-- start --

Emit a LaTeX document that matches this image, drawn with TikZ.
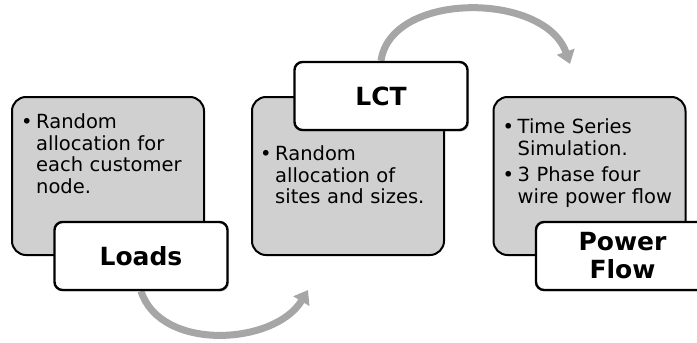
\documentclass[tikz,border=0pt]{standalone}
\usepackage{fontspec}
\setmainfont{DejaVu Sans}
\usetikzlibrary{arrows.meta,shadows,backgrounds}
\definecolor{panelgray}{HTML}{D0D0D0}
\definecolor{cyclegray}{HTML}{A6A6A6}
\newcommand{\bitem}{\par\hangindent=15pt\hangafter=1\noindent\makebox[15pt][l]{\textbullet}}

\begin{document}
\begin{tikzpicture}[x=1pt,y=-1pt,
    notebox/.style={draw=black,line width=2pt,fill=panelgray,rounded corners=14pt,
      minimum width=192pt,minimum height=158pt},
    notetext/.style={anchor=north west,inner sep=0pt,text width=178pt,align=left,
      font=\fontsize{19.5}{21.5}\selectfont},
    headbox/.style={draw=black,line width=2.4pt,fill=white,rounded corners=8pt,
      minimum width=173pt,minimum height=68pt,align=center,
      font=\fontsize{25}{28}\selectfont\bfseries,
      drop shadow={shadow xshift=1.5pt,shadow yshift=-1.5pt,opacity=0.3}},
    cyclearrow/.style={cyclegray,line width=7pt,-{Triangle[length=13pt,width=18pt]}}]
  \useasboundingbox (0,0) rectangle (697,343);
  \clip (0,0) rectangle (697,343);
  % gray panels
  \node[notebox] (loadsbg) at (108,176) {};
  \node[notebox] (lctbg) at (348,176) {};
  \node[notebox] (flowbg) at (589.5,176) {};
  % titles
  \node[headbox,xshift=33pt] (loads) at (loadsbg.south) {Loads};
  \node[headbox,xshift=33pt] (lct) at (lctbg.north) {LCT};
  \node[headbox,xshift=33pt] (flow) at (flowbg.south) {Power\\Flow};
  % bullet texts
  \node[notetext,xshift=10pt,yshift=-11pt] (loadstxt) at (loadsbg.north west)
    {\bitem Random\newline allocation for\newline each customer\newline node.\par};
  \node[notetext,xshift=9pt,yshift=-8pt] (lcttxt) at (lctbg.north west |- lct.south)
    {\bitem Random\newline allocation of\newline sites and sizes.\par};
  \node[notetext,xshift=10pt,yshift=-11pt] (flowtxt) at (flowbg.north west)
    {\setlength\parskip{5pt}\bitem Time Series\newline Simulation.
     \bitem 3 Phase four\newline wire power flow\par};
  % cycle arrows
  \coordinate (lctfoot) at (308,290);
  \coordinate (flowtop) at (570,64);
  \begin{scope}[on background layer]
    \draw[cyclearrow] (loads.south) .. controls +(20,61) and +(-33,55) .. (lctfoot);
    \draw[cyclearrow] (lct.north) .. controls +(10,-70) and +(-25,-72) .. (flowtop);
  \end{scope}
\end{tikzpicture}
\end{document}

-- end --

__Exercise instructions__:
Print the listing above in full, exactly as written. Omit any pictures.

__Written solution__:
Emit a LaTeX document that matches this image, drawn with TikZ.
\documentclass[tikz,border=0pt]{standalone}
\usepackage{fontspec}
\setmainfont{DejaVu Sans}
\usetikzlibrary{arrows.meta,shadows,backgrounds}
\definecolor{panelgray}{HTML}{D0D0D0}
\definecolor{cyclegray}{HTML}{A6A6A6}
\newcommand{\bitem}{\par\hangindent=15pt\hangafter=1\noindent\makebox[15pt][l]{\textbullet}}

\begin{document}
\begin{tikzpicture}[x=1pt,y=-1pt,
    notebox/.style={draw=black,line width=2pt,fill=panelgray,rounded corners=14pt,
      minimum width=192pt,minimum height=158pt},
    notetext/.style={anchor=north west,inner sep=0pt,text width=178pt,align=left,
      font=\fontsize{19.5}{21.5}\selectfont},
    headbox/.style={draw=black,line width=2.4pt,fill=white,rounded corners=8pt,
      minimum width=173pt,minimum height=68pt,align=center,
      font=\fontsize{25}{28}\selectfont\bfseries,
      drop shadow={shadow xshift=1.5pt,shadow yshift=-1.5pt,opacity=0.3}},
    cyclearrow/.style={cyclegray,line width=7pt,-{Triangle[length=13pt,width=18pt]}}]
  \useasboundingbox (0,0) rectangle (697,343);
  \clip (0,0) rectangle (697,343);
  % gray panels
  \node[notebox] (loadsbg) at (108,176) {};
  \node[notebox] (lctbg) at (348,176) {};
  \node[notebox] (flowbg) at (589.5,176) {};
  % titles
  \node[headbox,xshift=33pt] (loads) at (loadsbg.south) {Loads};
  \node[headbox,xshift=33pt] (lct) at (lctbg.north) {LCT};
  \node[headbox,xshift=33pt] (flow) at (flowbg.south) {Power\\Flow};
  % bullet texts
  \node[notetext,xshift=10pt,yshift=-11pt] (loadstxt) at (loadsbg.north west)
    {\bitem Random\newline allocation for\newline each customer\newline node.\par};
  \node[notetext,xshift=9pt,yshift=-8pt] (lcttxt) at (lctbg.north west |- lct.south)
    {\bitem Random\newline allocation of\newline sites and sizes.\par};
  \node[notetext,xshift=10pt,yshift=-11pt] (flowtxt) at (flowbg.north west)
    {\setlength\parskip{5pt}\bitem Time Series\newline Simulation.
     \bitem 3 Phase four\newline wire power flow\par};
  % cycle arrows
  \coordinate (lctfoot) at (308,290);
  \coordinate (flowtop) at (570,64);
  \begin{scope}[on background layer]
    \draw[cyclearrow] (loads.south) .. controls +(20,61) and +(-33,55) .. (lctfoot);
    \draw[cyclearrow] (lct.north) .. controls +(10,-70) and +(-25,-72) .. (flowtop);
  \end{scope}
\end{tikzpicture}
\end{document}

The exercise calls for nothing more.